We moeten dus voorzichtig zijn. Jezus van Nazareth at met Jan en alleman. In dit verhaal wordt de maaltijd hem aangeboden door een belastinginner. Langs de kant van de weg stonden tolhuisjes en iedereen die daar langs kwam moest belasting betalen. Tollenaars betaalden aan de Romeinse bezetter een pachtsom voor het mogen heffen van de tol en moesten om te leven winst maken op het heffen van die belasting. Ze werden er meestal niet arm van en waren daarom ook niet geliefd. Zo’n belasting, die voor iedereen gelijk was, drukte ook nog het zwaarst op de armsten. Bovendien werkten ze voor de bezetter en dat maakte hen nog minder geliefd. Jezus van Nazareth ging echter niet voor niks bij hen eten. Hij had al eens zo’n tollenaar zover gekregen de helft van diens bezit onder de armen te laten verdelen en terug te geven aan hen van wie te veel was afgeperst. Liefde voor mensen betekent dus mensen die niet geliefd zijn weer op het rechte pad te krijgen en te zorgen dat ze in plaats van een gehaat medemens weer een geliefd medemens worden. Als dat lukt is het feest, pas als je verdriet hebt ga je vasten.

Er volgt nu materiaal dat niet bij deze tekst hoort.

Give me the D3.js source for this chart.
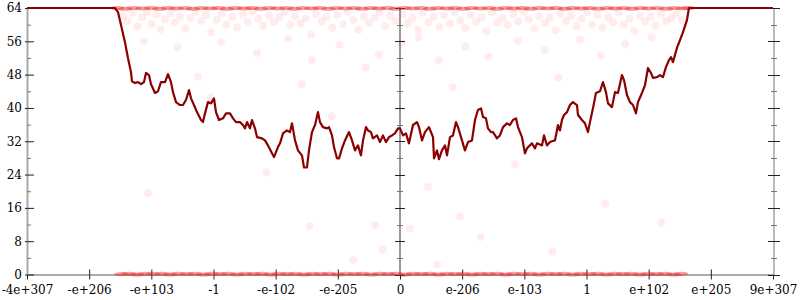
<!DOCTYPE html>
<html lang="en">
    <head>
        <meta charset="UTF-8">
        <title>Float bits</title>
        <style>
            body { margin: 0; padding: 0; background: #fff; }
        </style>
    </head>
    <body>
        <div id="chart"></div>
        <script src="https://d3js.org/d3.v7.min.js"></script>
        <script>
            // x positions are in tick units (0 = first label, 12 = last label)
            const xLabels = ['-4e+307', '-e+206', '-e+103', '-1', '-e-102', '-e-205', '0',
                'e-206', 'e-103', '1', 'e+102', 'e+205', '9e+307'];
            const yTicks = [0, 4, 8, 12, 16, 20, 24, 28, 32, 36, 40, 44, 48, 52, 56, 60, 64];

            const linePoints = [[0,64],[1.415,64],[1.464,63.0],[1.512,59.9],[1.576,55.8],[1.624,52.0],[1.673,48.6],[1.689,46.4],
                [1.737,46.0],[1.785,46.2],[1.834,45.7],[1.882,46.2],[1.914,48.4],[1.962,47.9],[1.995,45.7],[2.059,43.6],
                [2.107,44.0],[2.155,46.2],[2.220,46.2],[2.268,48.1],[2.316,46.2],[2.348,43.8],[2.397,41.4],[2.461,40.7],
                [2.509,40.7],[2.557,41.9],[2.606,44.3],[2.638,42.3],[2.686,40.7],[2.734,39.0],[2.799,37.1],[2.831,36.6],
                [2.863,38.7],[2.911,41.4],[2.960,41.1],[3.008,42.3],[3.040,39.0],[3.088,37.1],[3.153,37.5],[3.201,38.7],
                [3.265,38.7],[3.314,37.5],[3.362,36.6],[3.426,36.6],[3.474,35.9],[3.507,35.1],[3.539,36.6],[3.587,35.1],
                [3.619,37.1],[3.667,35.1],[3.700,33.0],[3.780,32.7],[3.828,32.2],[3.876,31.0],[3.941,29.1],[3.973,28.2],
                [4.037,30.6],[4.070,31.5],[4.118,33.9],[4.182,34.6],[4.230,34.2],[4.263,36.3],[4.311,32.2],[4.359,29.8],
                [4.423,28.6],[4.456,25.7],[4.504,25.7],[4.536,29.8],[4.584,34.2],[4.633,35.9],[4.681,39.0],[4.713,36.6],
                [4.761,35.4],[4.826,35.1],[4.858,35.4],[4.906,33.4],[4.938,30.6],[4.986,27.9],[5.019,27.9],[5.067,30.3],
                [5.115,32.2],[5.179,34.2],[5.228,32.2],[5.276,29.8],[5.324,31.0],[5.372,28.6],[5.405,32.2],[5.453,35.4],
                [5.485,34.6],[5.533,34.2],[5.565,32.7],[5.630,33.4],[5.678,31.8],[5.726,33.4],[5.774,31.8],[5.823,33.0],
                [5.871,33.4],[5.919,33.9],[5.968,35.1],[6.000,35.1],[6.048,33.4],[6.096,33.9],[6.144,31.5],[6.209,35.9],
                [6.273,36.6],[6.305,35.4],[6.354,32.2],[6.402,34.2],[6.466,35.4],[6.531,33.0],[6.547,27.9],[6.595,29.8],
                [6.627,27.7],[6.675,29.8],[6.724,31.0],[6.756,28.6],[6.804,33.0],[6.852,33.4],[6.901,36.6],[6.933,35.4],
                [6.997,32.2],[7.045,29.8],[7.094,31.8],[7.158,32.2],[7.206,37.1],[7.254,39.5],[7.303,39.9],[7.335,37.8],
                [7.383,37.5],[7.415,35.1],[7.464,34.2],[7.496,34.2],[7.560,32.7],[7.608,33.4],[7.657,35.4],[7.721,36.3],
                [7.769,35.9],[7.817,37.1],[7.866,37.5],[7.898,35.4],[7.962,33.0],[8.010,29.1],[8.043,30.3],[8.123,31.5],
                [8.171,30.3],[8.203,31.5],[8.284,31.0],[8.316,33.4],[8.364,31.0],[8.413,31.8],[8.445,32.0],[8.493,32.2],
                [8.541,35.9],[8.573,34.6],[8.605,37.1],[8.638,38.3],[8.686,39.0],[8.734,40.7],[8.782,41.4],[8.847,40.7],
                [8.863,38.3],[8.927,37.1],[8.975,36.3],[9.024,34.2],[9.056,36.6],[9.104,39.9],[9.152,43.6],[9.217,44.0],
                [9.265,46.2],[9.313,43.8],[9.346,41.1],[9.410,40.2],[9.458,43.8],[9.506,43.6],[9.571,47.9],[9.603,46.7],
                [9.651,43.1],[9.699,41.4],[9.748,40.7],[9.796,38.7],[9.828,41.4],[9.892,43.6],[9.941,45.5],[9.989,49.6],
                [10.037,48.4],[10.069,47.2],[10.134,47.4],[10.182,47.9],[10.230,47.4],[10.278,49.8],[10.327,51.5],[10.359,52.2],
                [10.391,51.0],[10.455,54.4],[10.504,56.3],[10.552,58.2],[10.616,61.1],[10.648,64],[12,64]];

            // dense samples sitting on the top and bottom edges
            const topBand = [[1.45,64],[1.58,63.8],[1.72,64],[1.86,63.9],[2.0,64],[2.13,63.8],[2.27,64],[2.4,63.9],
                [2.54,64],[2.67,63.8],[2.81,64],[2.95,63.9],[3.08,64],[3.22,63.8],[3.35,64],[3.49,63.9],[3.62,64],
                [3.76,63.8],[3.9,64],[4.03,63.9],[4.17,64],[4.3,63.8],[4.44,64],[4.58,63.9],[4.71,64],[4.85,63.8],
                [4.98,64],[5.12,63.9],[5.26,64],[5.39,63.8],[5.53,64],[5.66,63.9],[5.8,64],[5.93,63.8],[6.07,64],
                [6.2,63.9],[6.34,64],[6.48,63.8],[6.61,64],[6.75,63.9],[6.88,64],[7.02,63.8],[7.15,64],[7.29,63.9],
                [7.43,64],[7.56,63.8],[7.7,64],[7.83,63.9],[7.97,64],[8.1,63.8],[8.24,64],[8.38,63.9],[8.51,64],
                [8.65,63.8],[8.78,64],[8.92,63.9],[9.05,64],[9.19,63.8],[9.33,64],[9.46,63.9],[9.6,64],[9.73,63.8],
                [9.87,64],[10.0,63.9],[10.14,64],[10.28,63.8],[10.41,64],[10.55,63.9],[10.64,64]];
            const bottomBand = [[1.52,0.1],[1.64,0.2],[1.77,0.0],[1.9,0.2],[2.03,0.1],[2.17,0.2],[2.3,0.0],[2.43,0.2],
                [2.57,0.1],[2.7,0.2],[2.84,0.0],[2.97,0.2],[3.11,0.1],[3.24,0.2],[3.38,0.0],[3.51,0.2],[3.65,0.1],
                [3.78,0.2],[3.92,0.0],[4.05,0.2],[4.19,0.1],[4.32,0.2],[4.46,0.0],[4.59,0.2],[4.73,0.1],[4.86,0.2],
                [5.0,0.0],[5.13,0.2],[5.27,0.1],[5.4,0.2],[5.54,0.0],[5.67,0.2],[5.81,0.1],[5.94,0.2],[6.08,0.0],
                [6.21,0.2],[6.35,0.1],[6.48,0.2],[6.62,0.0],[6.75,0.2],[6.89,0.1],[7.02,0.2],[7.16,0.0],[7.29,0.2],
                [7.43,0.1],[7.56,0.2],[7.7,0.0],[7.83,0.2],[7.97,0.1],[8.1,0.2],[8.24,0.0],[8.37,0.2],[8.51,0.1],
                [8.64,0.2],[8.78,0.0],[8.91,0.2],[9.05,0.1],[9.18,0.2],[9.32,0.0],[9.45,0.2],[9.59,0.1],[9.72,0.2],
                [9.86,0.0],[9.99,0.2],[10.13,0.1],[10.26,0.2],[10.4,0.0],[10.52,0.2]];
            // fainter scattered samples
            const cloud = [[1.55,62.1],[1.62,60.8],[1.70,62.9],[1.78,59.6],[1.85,61.7],[1.93,63.0],[2.01,60.2],[2.08,62.4],
                [2.15,58.9],[2.22,61.3],[2.31,62.8],[2.38,60.5],[2.46,62.0],[2.55,59.1],[2.63,61.6],[2.71,63.1],[2.80,60.9],
                [2.88,62.3],[2.96,58.2],[3.05,61.1],[3.13,62.7],[3.21,60.0],[3.30,61.9],[3.38,59.4],[3.47,62.5],[3.55,60.7],
                [3.63,63.2],[3.72,61.4],[3.80,59.8],[3.89,62.2],[3.97,60.6],[4.06,61.8],[4.14,63.0],[4.23,59.9],[4.31,62.1],
                [4.40,60.3],[4.48,61.5],[4.57,57.6],[4.65,62.6],[4.74,60.8],[4.82,61.9],[4.91,59.3],[4.99,62.4],[5.08,60.1],
                [5.16,63.1],[5.25,61.2],[5.33,58.7],[5.42,62.0],[5.50,60.4],[5.59,61.7],[5.67,63.0],[5.76,59.7],[5.84,62.2],
                [5.93,60.9],[6.04,62.5],[6.12,60.3],[6.20,61.6],[6.29,58.8],[6.37,62.8],[6.46,60.6],[6.54,61.9],[6.63,59.5],
                [6.71,62.3],[6.80,60.2],[6.88,63.0],[6.97,61.0],[7.05,59.2],[7.14,62.4],[7.22,60.7],[7.31,61.8],[7.39,58.4],
                [7.48,62.9],[7.56,60.5],[7.65,61.6],[7.73,59.9],[7.82,62.6],[7.90,60.8],[7.99,63.1],[8.07,61.3],[8.16,59.0],
                [8.24,62.0],[8.33,60.4],[8.41,61.7],[8.50,58.6],[8.58,62.7],[8.67,60.9],[8.75,62.2],[8.84,59.6],[8.92,61.5],
                [9.01,63.0],[9.09,60.1],[9.18,62.3],[9.26,59.3],[9.35,61.8],[9.43,60.6],[9.52,62.9],[9.60,60.0],[9.69,61.4],
                [9.77,58.5],[9.86,62.1],[9.94,60.7],[10.03,61.9],[10.11,59.8],[10.20,62.6],[10.28,60.9],[10.37,61.6],
                [10.45,62.8],[10.54,61.1],
                [1.88,56.0],[2.42,54.6],[3.12,55.8],[3.70,53.2],[4.20,56.6],[4.58,51.5],[5.03,55.2],[5.45,49.8],[5.66,52.8],
                [6.02,55.6],[6.30,56.9],[6.62,51.4],[7.05,54.7],[7.42,52.3],[7.90,56.1],[8.33,53.9],[8.90,56.4],[9.23,52.6],
                [9.62,55.3],[10.05,57.0],[2.75,47.5],[4.42,45.6],[6.85,45.0],[8.55,47.3],
                [1.95,19.5],[2.95,42.5],[3.85,24.5],[4.54,11.6],[4.90,38.0],[5.60,11.8],[5.72,6.0],[6.16,11.0],[6.45,21.0],
                [6.96,14.0],[7.30,9.0],[7.85,26.5],[8.45,5.5],[9.30,17.0],[10.2,12.5],[5.25,3.5],[6.60,2.4]];

            const width = 800;
            const height = 300;
            const font = '"DejaVu Serif", "Liberation Serif", "Noto Serif", serif';

            const x = d3.scaleLinear().domain([0, 12]).range([27, 773]);
            const y = d3.scaleLinear().domain([0, 64]).range([274.5, 8]);

            const svg = d3.select('#chart')
                .append('svg')
                .attr('width', width)
                .attr('height', height);

            // bottom axis
            const xAxis = svg.append('g')
                .attr('transform', `translate(0, ${y(0)})`)
                .call(d3.axisBottom(x).tickValues(d3.range(13)).tickFormat(i => xLabels[i])
                    .tickSize(5).tickSizeOuter(0))
                .attr('font-family', font)
                .attr('font-size', 12);
            xAxis.select('.domain').attr('stroke', '#aaa').attr('stroke-width', 2);
            xAxis.selectAll('.tick line').attr('y1', -5).attr('y2', 5).attr('stroke', '#222');
            xAxis.selectAll('.tick text').attr('y', 11).attr('fill', '#000');

            // left axis with labels
            const yAxis = svg.append('g')
                .attr('transform', `translate(${x(0)}, 0)`)
                .call(d3.axisLeft(y).tickValues(yTicks).tickFormat(d => d % 8 ? '' : d)
                    .tickSize(0).tickPadding(5).tickSizeOuter(0))
                .attr('font-family', font)
                .attr('font-size', 12);
            yAxis.select('.domain').attr('stroke', '#aaa').attr('stroke-width', 2);
            yAxis.selectAll('.tick line')
                .attr('x1', d => d % 8 ? 0 : -2)
                .attr('x2', d => d % 8 ? 4 : 7)
                .attr('stroke', d => d % 8 ? '#777' : '#222');
            yAxis.selectAll('.tick text').attr('fill', '#000');

            // middle and right vertical axes, ticks only
            function sideAxis(xPos, major, minor, color) {
                const g = svg.append('g');
                g.append('line')
                    .attr('x1', xPos).attr('x2', xPos)
                    .attr('y1', y(64)).attr('y2', y(0))
                    .attr('stroke', color).attr('stroke-width', 2);
                g.selectAll('.t')
                    .data(yTicks)
                    .enter().append('line')
                    .attr('x1', d => xPos - (d % 8 ? minor : major))
                    .attr('x2', d => xPos + (d % 8 ? minor : major))
                    .attr('y1', d => Math.round(y(d)) + 0.5)
                    .attr('y2', d => Math.round(y(d)) + 0.5)
                    .attr('stroke', d => d % 8 ? '#777' : '#222');
            }
            sideAxis(x(6), 5, 3, '#999');
            sideAxis(x(12) + 1, 6, 3, '#bbb');

            // samples
            svg.append('g').selectAll('circle')
                .data(cloud)
                .enter().append('circle')
                .attr('cx', d => x(d[0]))
                .attr('cy', d => y(d[1]))
                .attr('r', 4)
                .attr('fill', 'red')
                .attr('fill-opacity', 0.07);

            svg.append('g').selectAll('ellipse')
                .data(topBand.concat(bottomBand))
                .enter().append('ellipse')
                .attr('cx', d => x(d[0]))
                .attr('cy', d => y(d[1]))
                .attr('rx', 7.5)
                .attr('ry', 2)
                .attr('fill', '#e22')
                .attr('fill-opacity', 0.45);

            // running line
            const line = d3.line()
                .x(d => x(d[0]))
                .y(d => y(d[1]));

            svg.append('path')
                .datum(linePoints)
                .attr('d', line)
                .attr('fill', 'none')
                .attr('stroke', '#8b0000')
                .attr('stroke-width', 2.2)
                .attr('stroke-linejoin', 'round');
        </script>
    </body>
</html>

Niet eten en drinken, of heel sober eten en drinken. Bij de volgende feestmaaltijd waardeer je die maaltijd des te meer en kan je er dubbel van genieten. Ter voorbereiding op het grootste feest van de Christelijke Kerk, Pasen, zijn mensen in de veertig dagen voor Pasen daarom ook gaan vasten, alleen de zondagen slaan ze over, dan wordt al vast een beetje Pasen gevierd. Maar op de andere dagen even terug in overvloed en wat je bespaart opzij leggen voor de armen in de wereld, om er met Pasen en na Pasen weer tegenaan te kunnen en weten welke rijkdom je eigenlijk hebt. Binnenkort begint die periode van onthouding. Ondanks alle feestgedruis die daar aan vooraf gaat weten we heel goed dat er in de wereld nog lang niet genoeg wordt gedeeld, weten we dat er in de wereld nog lang geen vrede is. Maar als je weet met minder toe te kunnen wordt het ook wat makkelijker om te delen en als je weet hoe vervelend het is helemaal niets te hebben gun je dat een ander ook helemaal niet en deel je vanzelf met die ander. Dan heb je samen feest. En vandaag kunnen we dus een feest bouwen, zorgen dat er voor anderen genoeg is.